The national average wage is equivalent to £100 daily. If you are a plumber, a casual labourer, retail worker, shop owner, freelancer, a skilled consultant or an entrepreneur then that wage is conditional on your being fit to work on any given day. If an NHS appointment is only available after a 7 day wait then you could be better, without help, before you even see a doctor but you would have lost at least £500-700 pounds. In contrast, if some access to medical advice saves you from spending the whole week in bed, and gets you back into the office for Friday then you will be £100 richer than you would have been. This is exactly what happened to me after a lingering bout of food poisoning. It cost me a well spent £40 on a private GP, and some non-prescription medication worth less than a tenner. Compared to where I was when I made that decision I was at least £400 better off, and this was for a relatively simple problem. If I had a chronic condition to manage I might face that kind of trade-off regularly.
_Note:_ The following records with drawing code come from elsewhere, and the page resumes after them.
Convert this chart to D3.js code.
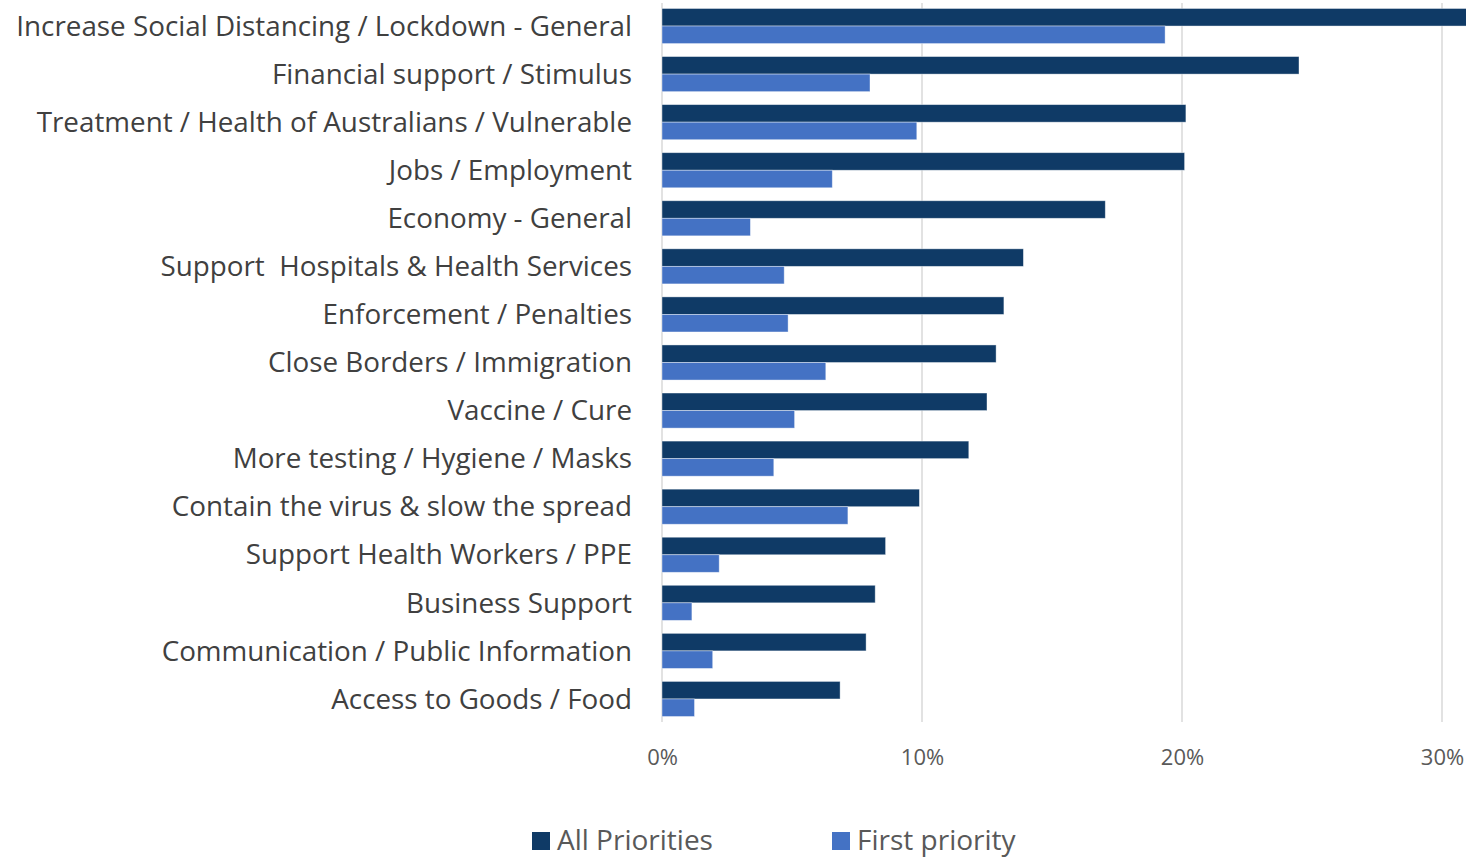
<!DOCTYPE html>
<html>
<head>
<meta charset="utf-8">
<script src="https://d3js.org/d3.v7.min.js"></script>
<style>
  body { margin: 0; background: #fff; }
  svg { display: block; font-family: "Open Sans", sans-serif; }
</style>
</head>
<body>
<div id="chart"></div>
<script>
var categories = [
    "Increase Social Distancing / Lockdown - General",
    "Financial support / Stimulus",
    "Treatment / Health of Australians / Vulnerable",
    "Jobs / Employment",
    "Economy - General",
    "Support  Hospitals & Health Services",
    "Enforcement / Penalties",
    "Close Borders / Immigration",
    "Vaccine / Cure",
    "More testing / Hygiene / Masks",
    "Contain the virus & slow the spread",
    "Support Health Workers / PPE",
    "Business Support",
    "Communication / Public Information",
    "Access to Goods / Food"
];
var allPriorities = [31.5, 24.5, 20.15, 20.1, 17.05, 13.9, 13.15, 12.85, 12.5, 11.8, 9.9, 8.6, 8.2, 7.85, 6.85];
var firstPriority = [19.35, 8.0, 9.8, 6.55, 3.4, 4.7, 4.85, 6.3, 5.1, 4.3, 7.15, 2.2, 1.15, 1.95, 1.25];
var ticks = [0, 10, 20, 30];
var seriesNames = ["All Priorities", "First priority"];
var colors = ["#0f3a66", "#4472c4"];

var width = 1466, height = 862;
var svg = d3.select("#chart").append("svg")
    .attr("width", width)
    .attr("height", height);

var x = d3.scaleLinear().domain([0, 30]).range([662, 1442]);
var y = d3.scaleBand().domain(categories).range([2, 723]).paddingInner(0.27).paddingOuter(0.135);
var sub = d3.scaleBand().domain(seriesNames).range([0, y.bandwidth()]);

// gridlines
svg.append("g").selectAll("line")
    .data(ticks)
    .enter().append("line")
    .attr("x1", function(d) { return x(d); })
    .attr("x2", function(d) { return x(d); })
    .attr("y1", 3)
    .attr("y2", 722)
    .attr("stroke", "#d9d9d9")
    .attr("stroke-width", 1.5);

var rows = categories.map(function(c, i) {
    return { cat: c, vals: [allPriorities[i], firstPriority[i]] };
});

var group = svg.append("g").selectAll("g")
    .data(rows)
    .enter().append("g")
    .attr("transform", function(d) { return "translate(0," + y(d.cat) + ")"; });

group.selectAll("rect")
    .data(function(d) { return d.vals.map(function(v, j) { return { v: v, s: seriesNames[j], j: j }; }); })
    .enter().append("rect")
    .attr("x", x(0))
    .attr("y", function(d) { return sub(d.s); })
    .attr("width", function(d) { return x(d.v) - x(0); })
    .attr("height", sub.bandwidth())
    .attr("fill", function(d) { return colors[d.j]; })
    .attr("stroke", "#ffffff")
    .attr("stroke-opacity", 0.5)
    .attr("stroke-width", 0.8);

// category labels
svg.append("g").selectAll("text")
    .data(categories)
    .enter().append("text")
    .attr("x", 632)
    .attr("y", function(d) { return y(d) + y.bandwidth() / 2; })
    .attr("dy", "0.35em")
    .attr("text-anchor", "end")
    .attr("font-size", 27.8)
    .attr("fill", "#404040")
    .style("white-space", "pre")
    .text(function(d) { return d; });

// x axis labels
var xAxis = d3.axisBottom(x).tickValues(ticks).tickSize(0).tickFormat(function(d) { return d + "%"; });
var ax = svg.append("g")
    .attr("transform", "translate(0,746)")
    .call(xAxis);
ax.select(".domain").remove();
ax.selectAll("text")
    .attr("font-family", "Open Sans, sans-serif")
    .attr("font-size", 22)
    .attr("fill", "#595959");

// legend
var legend = svg.append("g").selectAll("g")
    .data(seriesNames)
    .enter().append("g")
    .attr("transform", function(d, i) { return "translate(" + (532 + i * 300) + ",0)"; });

legend.append("rect")
    .attr("x", 0)
    .attr("y", 832)
    .attr("width", 18)
    .attr("height", 18)
    .attr("fill", function(d, i) { return colors[i]; });

legend.append("text")
    .attr("x", 25)
    .attr("y", 840)
    .attr("dy", "0.35em")
    .attr("font-size", 28)
    .attr("fill", "#595959")
    .text(function(d) { return d; });
</script>
</body>
</html>
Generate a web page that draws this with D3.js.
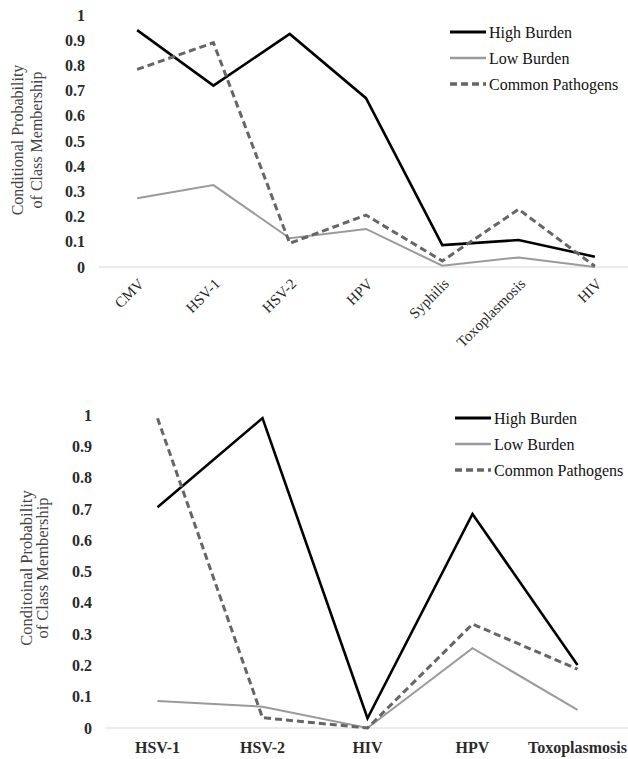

The pricing of Josh Umbehr’s AtlasMD service is comparable to a gym membership or daily coffee, $50 per month for any adult via a company policy. Let’s assume we do not get the benefit of the exchange rate and this is likely to cost you £50 a month. Yes you would still pay for the NHS, it’s mandatory, but the more you earn the higher the probabity this kind of support will pay off economically; and of course the pay off is twice as fast if your spouse is nursing you and has similar circumstances. On average, for a single adult, the payoff would be 6 days. For me – a backend web developer – the payoff would be there if less than 2 days were saved in the year. Of course, this doesn’t cover major catastrophic illnesses, but I would be able to rely on the NHS for that. I’m thinking of incremental reform, and also in terms of triggering a debate about NHS quality.
This is what I’d like to see happening. At the moment, I am able to find just one GP offering a service on a monthly fee in the UK and that is in the rural out-of-hours niche. I’d like this to be commonplace, and available all-day. It would not need to be the dominant form of healthcare, but merely to be available for about the price of a gym membership to 10% of the population. We can then start to use this kind of care as a counter example to the sainted NHS. To get there, we need to stimulate demand. We need to talk about this idea with friends and talk about the various ways in which this would be more pleasant and more convenient than the GP service we get from the NHS. We would then be able to talk about the NHS as something like a safety net for very serious medical catastrophes, not something we rely on every day for every kind of medical assistance.